Be Blessed, Be Strong, Be Confident in the Lord, not ourselves!!!

Blogging

I’m new to this blogging thing. Should I just have one entry a day or can I have as many as I want. Just curious. I really don’t care because I’m gonna write as many times as I want anyway. I was just wondering what are the rules so I can break them. Uh oh, is that a spirit of rebellion. I plead the blood.

How Do We Exist?

Have you ever wondered how do we exist. I mean, how do we take up space and time. How does space and time exist? How is it we are here? How did we come from nothing?. I know God created the heavens and the earth but exactly how did he do it from nothing. Wow!

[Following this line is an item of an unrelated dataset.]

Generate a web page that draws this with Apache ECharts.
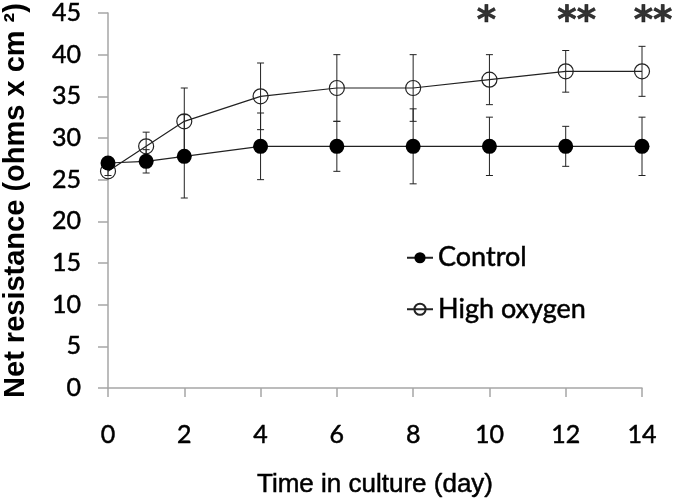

Quantum physics explains some of these things yet we still don’t know exactly how it’s done.

Sometimes I think about existing. Right now I’m in the present, but as I write it becomes the past and I’m moving into my future…..whoa!. Can you comprehend that? So is the present really the present or maybe the future or could it be the past, better yet , could they all be the same…..Hmmm? Anyhow, how are we here. What sustains us? (God, of course), yet how. How am I here man!

I would think about these things when I was a kid and as an adult before I knew Christ and it would deeply terrify me not knowing the answer. However, now when I think about these things, I know I’ve got the answer in our God. He has the answers, he is the answer.

It’s going to be awesome when we enter into Gods presence and learn about these things for an eternity.